# Problem details
Look below for the line containing "Convert this chart to matplotlib code." and the line containing "0.003, 0.002, 0.001, 0.001, 0.001, 0.001, 0.001, 0.001]"; repeat exactly those two lines and all lines between them, and nothing else.

# Dataset records start

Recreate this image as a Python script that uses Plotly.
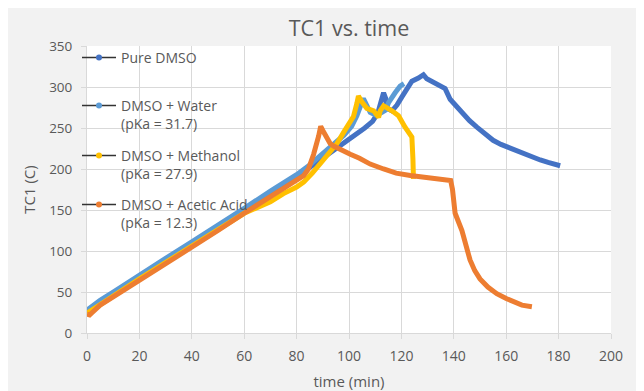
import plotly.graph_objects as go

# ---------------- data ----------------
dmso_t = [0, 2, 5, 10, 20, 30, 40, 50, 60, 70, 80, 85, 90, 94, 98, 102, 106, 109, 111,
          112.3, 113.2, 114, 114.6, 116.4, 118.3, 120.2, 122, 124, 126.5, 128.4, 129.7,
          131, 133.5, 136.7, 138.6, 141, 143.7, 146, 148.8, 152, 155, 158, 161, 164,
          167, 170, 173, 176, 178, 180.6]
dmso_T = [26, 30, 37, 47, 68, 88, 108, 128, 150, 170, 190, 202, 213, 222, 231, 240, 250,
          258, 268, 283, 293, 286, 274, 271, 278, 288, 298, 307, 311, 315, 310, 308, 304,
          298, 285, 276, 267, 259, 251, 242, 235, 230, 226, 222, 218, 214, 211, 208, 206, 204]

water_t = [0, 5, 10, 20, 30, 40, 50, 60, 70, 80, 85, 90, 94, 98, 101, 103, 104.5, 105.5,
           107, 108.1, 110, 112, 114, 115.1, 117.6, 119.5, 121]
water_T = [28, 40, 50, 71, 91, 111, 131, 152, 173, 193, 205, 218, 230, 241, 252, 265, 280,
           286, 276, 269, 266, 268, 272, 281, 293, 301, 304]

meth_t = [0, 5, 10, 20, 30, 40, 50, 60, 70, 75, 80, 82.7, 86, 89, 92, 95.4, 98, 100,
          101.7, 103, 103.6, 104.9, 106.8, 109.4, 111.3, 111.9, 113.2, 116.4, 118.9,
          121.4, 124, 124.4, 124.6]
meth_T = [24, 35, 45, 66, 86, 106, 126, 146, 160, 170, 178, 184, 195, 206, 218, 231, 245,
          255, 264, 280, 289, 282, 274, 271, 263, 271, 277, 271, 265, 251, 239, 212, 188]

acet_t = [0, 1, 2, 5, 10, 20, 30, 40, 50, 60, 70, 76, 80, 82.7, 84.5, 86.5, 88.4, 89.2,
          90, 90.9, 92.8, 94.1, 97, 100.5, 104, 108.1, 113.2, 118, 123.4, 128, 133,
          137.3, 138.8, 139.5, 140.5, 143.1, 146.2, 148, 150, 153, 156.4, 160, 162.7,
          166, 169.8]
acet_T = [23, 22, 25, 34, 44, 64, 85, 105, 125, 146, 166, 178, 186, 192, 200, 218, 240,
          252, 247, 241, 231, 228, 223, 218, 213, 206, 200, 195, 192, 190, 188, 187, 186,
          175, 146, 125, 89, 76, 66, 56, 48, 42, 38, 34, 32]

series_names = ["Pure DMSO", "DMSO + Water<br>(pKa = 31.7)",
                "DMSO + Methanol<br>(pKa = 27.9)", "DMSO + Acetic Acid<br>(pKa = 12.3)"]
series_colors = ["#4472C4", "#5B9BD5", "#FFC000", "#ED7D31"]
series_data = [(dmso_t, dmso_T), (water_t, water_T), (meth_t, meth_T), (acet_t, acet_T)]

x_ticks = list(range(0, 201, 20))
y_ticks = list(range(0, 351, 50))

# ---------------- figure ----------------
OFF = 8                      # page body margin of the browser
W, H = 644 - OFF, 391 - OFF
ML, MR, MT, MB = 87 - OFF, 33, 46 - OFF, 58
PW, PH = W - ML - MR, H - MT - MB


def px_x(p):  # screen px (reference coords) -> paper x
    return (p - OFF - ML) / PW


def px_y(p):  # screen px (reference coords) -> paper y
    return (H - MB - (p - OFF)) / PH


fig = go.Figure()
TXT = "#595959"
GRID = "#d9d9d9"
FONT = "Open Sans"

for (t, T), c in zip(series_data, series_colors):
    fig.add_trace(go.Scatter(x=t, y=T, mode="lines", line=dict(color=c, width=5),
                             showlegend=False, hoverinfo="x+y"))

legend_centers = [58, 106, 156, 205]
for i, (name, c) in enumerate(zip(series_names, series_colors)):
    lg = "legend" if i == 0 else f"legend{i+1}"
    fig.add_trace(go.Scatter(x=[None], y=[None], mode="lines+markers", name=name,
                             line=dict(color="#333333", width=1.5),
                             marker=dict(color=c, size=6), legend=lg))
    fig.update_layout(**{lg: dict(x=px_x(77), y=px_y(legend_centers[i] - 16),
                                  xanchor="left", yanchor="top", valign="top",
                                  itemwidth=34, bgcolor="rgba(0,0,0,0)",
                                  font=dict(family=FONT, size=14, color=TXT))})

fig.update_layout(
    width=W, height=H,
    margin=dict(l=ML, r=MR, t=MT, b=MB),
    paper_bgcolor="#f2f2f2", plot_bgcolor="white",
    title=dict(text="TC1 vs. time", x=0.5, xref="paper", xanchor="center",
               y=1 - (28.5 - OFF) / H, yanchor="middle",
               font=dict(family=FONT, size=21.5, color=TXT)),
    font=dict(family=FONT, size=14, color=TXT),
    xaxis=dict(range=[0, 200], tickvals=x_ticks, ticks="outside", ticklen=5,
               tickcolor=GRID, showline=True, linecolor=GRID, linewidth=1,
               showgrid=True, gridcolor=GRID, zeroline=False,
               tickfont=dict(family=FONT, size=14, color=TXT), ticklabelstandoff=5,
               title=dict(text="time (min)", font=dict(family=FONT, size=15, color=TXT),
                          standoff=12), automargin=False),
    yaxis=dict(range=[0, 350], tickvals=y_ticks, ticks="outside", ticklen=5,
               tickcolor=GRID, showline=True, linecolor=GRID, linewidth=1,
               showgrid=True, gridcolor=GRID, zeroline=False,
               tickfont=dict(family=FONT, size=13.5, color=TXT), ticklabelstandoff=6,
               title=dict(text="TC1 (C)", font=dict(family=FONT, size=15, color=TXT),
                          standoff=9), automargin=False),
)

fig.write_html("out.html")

# Dataset records end
# Dataset records start

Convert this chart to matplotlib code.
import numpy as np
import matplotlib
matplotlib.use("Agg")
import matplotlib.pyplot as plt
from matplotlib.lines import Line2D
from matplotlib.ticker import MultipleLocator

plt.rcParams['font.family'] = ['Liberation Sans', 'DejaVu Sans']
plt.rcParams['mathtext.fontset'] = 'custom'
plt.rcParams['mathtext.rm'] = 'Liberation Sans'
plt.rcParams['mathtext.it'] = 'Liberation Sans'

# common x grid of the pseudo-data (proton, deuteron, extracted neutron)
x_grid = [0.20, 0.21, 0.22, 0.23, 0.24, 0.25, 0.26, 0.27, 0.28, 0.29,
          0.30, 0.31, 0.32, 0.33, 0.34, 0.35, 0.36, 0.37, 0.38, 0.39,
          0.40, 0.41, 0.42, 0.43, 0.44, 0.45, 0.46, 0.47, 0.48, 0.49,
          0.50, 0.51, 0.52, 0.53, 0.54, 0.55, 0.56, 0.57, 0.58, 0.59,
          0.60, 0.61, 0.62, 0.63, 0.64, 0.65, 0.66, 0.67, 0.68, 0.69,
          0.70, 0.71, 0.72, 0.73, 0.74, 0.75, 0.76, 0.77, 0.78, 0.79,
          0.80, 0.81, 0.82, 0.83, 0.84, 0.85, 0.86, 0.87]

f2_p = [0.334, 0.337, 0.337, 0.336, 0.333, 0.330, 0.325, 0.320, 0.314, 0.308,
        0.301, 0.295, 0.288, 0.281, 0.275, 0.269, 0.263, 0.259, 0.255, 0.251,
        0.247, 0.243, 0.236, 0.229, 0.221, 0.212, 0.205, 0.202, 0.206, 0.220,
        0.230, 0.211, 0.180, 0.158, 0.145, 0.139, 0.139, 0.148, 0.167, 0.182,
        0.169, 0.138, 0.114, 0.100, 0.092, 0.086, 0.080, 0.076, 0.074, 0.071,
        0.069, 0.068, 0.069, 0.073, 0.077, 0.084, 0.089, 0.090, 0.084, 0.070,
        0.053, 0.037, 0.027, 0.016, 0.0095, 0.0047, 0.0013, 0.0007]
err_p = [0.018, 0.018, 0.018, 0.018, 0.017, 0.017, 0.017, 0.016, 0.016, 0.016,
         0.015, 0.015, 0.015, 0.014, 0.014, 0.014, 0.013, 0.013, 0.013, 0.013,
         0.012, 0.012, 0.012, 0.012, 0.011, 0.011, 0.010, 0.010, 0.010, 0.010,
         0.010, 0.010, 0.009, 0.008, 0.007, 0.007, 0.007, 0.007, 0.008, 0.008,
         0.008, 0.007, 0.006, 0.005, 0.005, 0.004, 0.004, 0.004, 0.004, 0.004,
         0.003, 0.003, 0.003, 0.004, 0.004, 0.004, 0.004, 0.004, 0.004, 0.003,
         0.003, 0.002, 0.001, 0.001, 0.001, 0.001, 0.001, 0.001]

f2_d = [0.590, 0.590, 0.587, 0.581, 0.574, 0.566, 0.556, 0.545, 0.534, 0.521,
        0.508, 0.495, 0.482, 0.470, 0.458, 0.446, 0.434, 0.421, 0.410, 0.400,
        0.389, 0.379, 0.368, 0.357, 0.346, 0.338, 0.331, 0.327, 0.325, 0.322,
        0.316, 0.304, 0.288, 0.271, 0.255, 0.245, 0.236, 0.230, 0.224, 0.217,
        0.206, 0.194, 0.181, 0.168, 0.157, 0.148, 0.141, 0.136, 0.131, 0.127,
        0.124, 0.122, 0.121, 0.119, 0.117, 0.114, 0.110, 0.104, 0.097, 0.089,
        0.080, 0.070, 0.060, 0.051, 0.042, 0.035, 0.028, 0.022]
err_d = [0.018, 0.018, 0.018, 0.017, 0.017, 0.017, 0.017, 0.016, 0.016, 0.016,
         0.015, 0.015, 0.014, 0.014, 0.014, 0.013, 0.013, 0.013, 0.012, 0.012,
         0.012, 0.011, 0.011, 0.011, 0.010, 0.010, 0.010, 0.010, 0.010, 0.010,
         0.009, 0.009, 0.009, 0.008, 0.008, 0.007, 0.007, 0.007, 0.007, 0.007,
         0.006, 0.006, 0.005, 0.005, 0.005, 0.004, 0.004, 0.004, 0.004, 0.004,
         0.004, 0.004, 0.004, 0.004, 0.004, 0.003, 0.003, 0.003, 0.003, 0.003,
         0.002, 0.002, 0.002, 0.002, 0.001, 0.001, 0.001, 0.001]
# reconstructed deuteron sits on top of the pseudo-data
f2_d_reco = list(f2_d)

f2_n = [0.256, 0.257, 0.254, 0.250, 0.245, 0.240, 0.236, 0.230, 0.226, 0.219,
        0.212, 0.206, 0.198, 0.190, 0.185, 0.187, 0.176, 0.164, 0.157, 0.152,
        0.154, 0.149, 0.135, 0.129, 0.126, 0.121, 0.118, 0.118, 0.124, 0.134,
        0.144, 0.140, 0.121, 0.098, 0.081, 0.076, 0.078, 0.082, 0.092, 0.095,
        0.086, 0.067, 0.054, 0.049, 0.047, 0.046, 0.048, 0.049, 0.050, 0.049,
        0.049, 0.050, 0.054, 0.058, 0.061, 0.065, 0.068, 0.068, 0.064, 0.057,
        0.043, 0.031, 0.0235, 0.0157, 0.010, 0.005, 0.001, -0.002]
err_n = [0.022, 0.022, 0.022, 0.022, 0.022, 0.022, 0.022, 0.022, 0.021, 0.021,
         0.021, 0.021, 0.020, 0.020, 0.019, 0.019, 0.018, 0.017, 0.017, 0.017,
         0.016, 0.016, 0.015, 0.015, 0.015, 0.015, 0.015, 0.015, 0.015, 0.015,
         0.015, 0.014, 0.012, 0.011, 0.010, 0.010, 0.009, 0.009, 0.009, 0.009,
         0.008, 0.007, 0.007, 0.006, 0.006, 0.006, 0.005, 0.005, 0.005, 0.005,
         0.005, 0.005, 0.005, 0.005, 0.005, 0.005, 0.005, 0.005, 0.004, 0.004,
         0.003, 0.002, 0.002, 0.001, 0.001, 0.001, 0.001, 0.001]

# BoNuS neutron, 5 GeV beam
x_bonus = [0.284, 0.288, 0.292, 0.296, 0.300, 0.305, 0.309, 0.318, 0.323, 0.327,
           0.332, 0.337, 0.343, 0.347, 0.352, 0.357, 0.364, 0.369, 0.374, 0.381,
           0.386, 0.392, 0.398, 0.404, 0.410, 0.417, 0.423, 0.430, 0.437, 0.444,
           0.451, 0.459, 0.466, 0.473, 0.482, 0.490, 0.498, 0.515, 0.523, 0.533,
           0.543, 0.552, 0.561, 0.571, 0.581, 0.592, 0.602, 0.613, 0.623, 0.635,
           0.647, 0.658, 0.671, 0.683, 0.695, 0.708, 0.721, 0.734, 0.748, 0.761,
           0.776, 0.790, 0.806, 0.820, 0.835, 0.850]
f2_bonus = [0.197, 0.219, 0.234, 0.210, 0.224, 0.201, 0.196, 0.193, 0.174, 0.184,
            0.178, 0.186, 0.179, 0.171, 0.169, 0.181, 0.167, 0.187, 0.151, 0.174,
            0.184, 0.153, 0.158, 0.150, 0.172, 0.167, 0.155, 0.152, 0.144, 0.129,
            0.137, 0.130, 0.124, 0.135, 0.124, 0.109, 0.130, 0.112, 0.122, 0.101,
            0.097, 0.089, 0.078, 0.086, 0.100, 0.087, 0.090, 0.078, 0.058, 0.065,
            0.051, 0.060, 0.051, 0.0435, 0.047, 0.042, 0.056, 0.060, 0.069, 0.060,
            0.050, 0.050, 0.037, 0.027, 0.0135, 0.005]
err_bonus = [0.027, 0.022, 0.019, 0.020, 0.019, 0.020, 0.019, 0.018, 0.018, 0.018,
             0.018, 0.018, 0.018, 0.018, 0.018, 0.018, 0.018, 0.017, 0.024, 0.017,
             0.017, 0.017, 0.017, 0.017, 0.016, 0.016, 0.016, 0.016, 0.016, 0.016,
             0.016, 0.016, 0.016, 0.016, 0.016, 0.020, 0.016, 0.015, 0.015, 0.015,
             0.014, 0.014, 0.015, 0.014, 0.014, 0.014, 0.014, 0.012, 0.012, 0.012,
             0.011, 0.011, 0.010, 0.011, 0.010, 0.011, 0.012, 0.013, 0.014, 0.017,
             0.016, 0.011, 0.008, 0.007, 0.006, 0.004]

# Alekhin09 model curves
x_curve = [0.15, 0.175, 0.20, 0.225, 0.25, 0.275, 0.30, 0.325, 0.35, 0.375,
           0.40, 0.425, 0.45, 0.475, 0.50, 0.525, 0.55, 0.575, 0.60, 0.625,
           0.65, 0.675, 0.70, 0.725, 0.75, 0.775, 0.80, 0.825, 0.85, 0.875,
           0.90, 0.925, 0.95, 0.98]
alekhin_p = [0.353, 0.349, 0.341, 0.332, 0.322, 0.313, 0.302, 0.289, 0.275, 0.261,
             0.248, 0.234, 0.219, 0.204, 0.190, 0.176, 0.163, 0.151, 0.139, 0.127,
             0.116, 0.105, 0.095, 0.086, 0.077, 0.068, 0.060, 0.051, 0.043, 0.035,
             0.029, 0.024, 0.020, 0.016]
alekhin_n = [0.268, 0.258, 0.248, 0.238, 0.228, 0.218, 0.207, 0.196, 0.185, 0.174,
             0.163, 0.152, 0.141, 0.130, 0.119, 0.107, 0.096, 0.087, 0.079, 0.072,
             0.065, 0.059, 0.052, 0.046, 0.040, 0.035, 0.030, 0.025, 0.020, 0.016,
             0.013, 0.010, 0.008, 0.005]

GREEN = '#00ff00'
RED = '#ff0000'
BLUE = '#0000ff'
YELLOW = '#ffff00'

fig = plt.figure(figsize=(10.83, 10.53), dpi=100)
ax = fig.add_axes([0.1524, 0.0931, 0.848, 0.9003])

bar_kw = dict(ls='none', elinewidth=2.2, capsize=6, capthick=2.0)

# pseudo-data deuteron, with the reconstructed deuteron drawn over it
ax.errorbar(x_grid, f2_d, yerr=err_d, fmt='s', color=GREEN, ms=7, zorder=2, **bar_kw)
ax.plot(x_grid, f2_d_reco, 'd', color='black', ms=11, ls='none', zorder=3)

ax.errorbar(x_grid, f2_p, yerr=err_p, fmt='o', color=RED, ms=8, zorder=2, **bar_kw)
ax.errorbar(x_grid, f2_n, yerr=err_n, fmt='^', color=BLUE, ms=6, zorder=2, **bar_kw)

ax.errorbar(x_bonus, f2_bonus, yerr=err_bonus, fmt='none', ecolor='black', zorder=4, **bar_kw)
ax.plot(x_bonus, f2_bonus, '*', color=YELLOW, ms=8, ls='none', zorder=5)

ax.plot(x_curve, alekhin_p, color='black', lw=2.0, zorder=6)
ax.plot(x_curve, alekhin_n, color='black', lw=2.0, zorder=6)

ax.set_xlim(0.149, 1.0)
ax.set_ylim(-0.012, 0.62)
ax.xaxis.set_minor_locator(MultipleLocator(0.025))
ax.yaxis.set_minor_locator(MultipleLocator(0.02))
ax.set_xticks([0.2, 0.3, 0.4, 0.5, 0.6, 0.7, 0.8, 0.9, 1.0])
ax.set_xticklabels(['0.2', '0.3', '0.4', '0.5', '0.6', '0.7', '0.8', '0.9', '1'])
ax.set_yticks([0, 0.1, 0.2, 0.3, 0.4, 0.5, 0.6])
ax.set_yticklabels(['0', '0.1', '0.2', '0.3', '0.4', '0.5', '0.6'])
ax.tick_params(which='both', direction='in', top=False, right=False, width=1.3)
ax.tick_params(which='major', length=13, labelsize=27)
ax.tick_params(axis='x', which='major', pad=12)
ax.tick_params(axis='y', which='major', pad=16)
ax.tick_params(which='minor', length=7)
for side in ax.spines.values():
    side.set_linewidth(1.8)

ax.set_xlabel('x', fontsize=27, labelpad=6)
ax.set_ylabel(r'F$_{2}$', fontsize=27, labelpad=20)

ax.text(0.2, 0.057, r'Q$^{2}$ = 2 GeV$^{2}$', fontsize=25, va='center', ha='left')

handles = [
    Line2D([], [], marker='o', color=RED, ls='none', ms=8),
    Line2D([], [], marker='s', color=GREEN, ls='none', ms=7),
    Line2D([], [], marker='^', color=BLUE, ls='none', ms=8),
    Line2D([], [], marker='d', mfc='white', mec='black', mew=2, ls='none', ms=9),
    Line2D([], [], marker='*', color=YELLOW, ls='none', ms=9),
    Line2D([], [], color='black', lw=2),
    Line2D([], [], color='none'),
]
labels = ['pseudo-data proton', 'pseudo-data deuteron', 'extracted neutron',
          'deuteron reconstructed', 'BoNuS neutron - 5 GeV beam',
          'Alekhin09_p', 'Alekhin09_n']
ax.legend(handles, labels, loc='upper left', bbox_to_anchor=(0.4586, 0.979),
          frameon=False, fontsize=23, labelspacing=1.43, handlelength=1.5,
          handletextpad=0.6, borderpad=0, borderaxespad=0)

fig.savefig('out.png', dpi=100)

# Dataset records end

# Finished exercise
Convert this chart to matplotlib code.
import numpy as np
import matplotlib
matplotlib.use("Agg")
import matplotlib.pyplot as plt
from matplotlib.lines import Line2D
from matplotlib.ticker import MultipleLocator

plt.rcParams['font.family'] = ['Liberation Sans', 'DejaVu Sans']
plt.rcParams['mathtext.fontset'] = 'custom'
plt.rcParams['mathtext.rm'] = 'Liberation Sans'
plt.rcParams['mathtext.it'] = 'Liberation Sans'

# common x grid of the pseudo-data (proton, deuteron, extracted neutron)
x_grid = [0.20, 0.21, 0.22, 0.23, 0.24, 0.25, 0.26, 0.27, 0.28, 0.29,
          0.30, 0.31, 0.32, 0.33, 0.34, 0.35, 0.36, 0.37, 0.38, 0.39,
          0.40, 0.41, 0.42, 0.43, 0.44, 0.45, 0.46, 0.47, 0.48, 0.49,
          0.50, 0.51, 0.52, 0.53, 0.54, 0.55, 0.56, 0.57, 0.58, 0.59,
          0.60, 0.61, 0.62, 0.63, 0.64, 0.65, 0.66, 0.67, 0.68, 0.69,
          0.70, 0.71, 0.72, 0.73, 0.74, 0.75, 0.76, 0.77, 0.78, 0.79,
          0.80, 0.81, 0.82, 0.83, 0.84, 0.85, 0.86, 0.87]

f2_p = [0.334, 0.337, 0.337, 0.336, 0.333, 0.330, 0.325, 0.320, 0.314, 0.308,
        0.301, 0.295, 0.288, 0.281, 0.275, 0.269, 0.263, 0.259, 0.255, 0.251,
        0.247, 0.243, 0.236, 0.229, 0.221, 0.212, 0.205, 0.202, 0.206, 0.220,
        0.230, 0.211, 0.180, 0.158, 0.145, 0.139, 0.139, 0.148, 0.167, 0.182,
        0.169, 0.138, 0.114, 0.100, 0.092, 0.086, 0.080, 0.076, 0.074, 0.071,
        0.069, 0.068, 0.069, 0.073, 0.077, 0.084, 0.089, 0.090, 0.084, 0.070,
        0.053, 0.037, 0.027, 0.016, 0.0095, 0.0047, 0.0013, 0.0007]
err_p = [0.018, 0.018, 0.018, 0.018, 0.017, 0.017, 0.017, 0.016, 0.016, 0.016,
         0.015, 0.015, 0.015, 0.014, 0.014, 0.014, 0.013, 0.013, 0.013, 0.013,
         0.012, 0.012, 0.012, 0.012, 0.011, 0.011, 0.010, 0.010, 0.010, 0.010,
         0.010, 0.010, 0.009, 0.008, 0.007, 0.007, 0.007, 0.007, 0.008, 0.008,
         0.008, 0.007, 0.006, 0.005, 0.005, 0.004, 0.004, 0.004, 0.004, 0.004,
         0.003, 0.003, 0.003, 0.004, 0.004, 0.004, 0.004, 0.004, 0.004, 0.003,
         0.003, 0.002, 0.001, 0.001, 0.001, 0.001, 0.001, 0.001]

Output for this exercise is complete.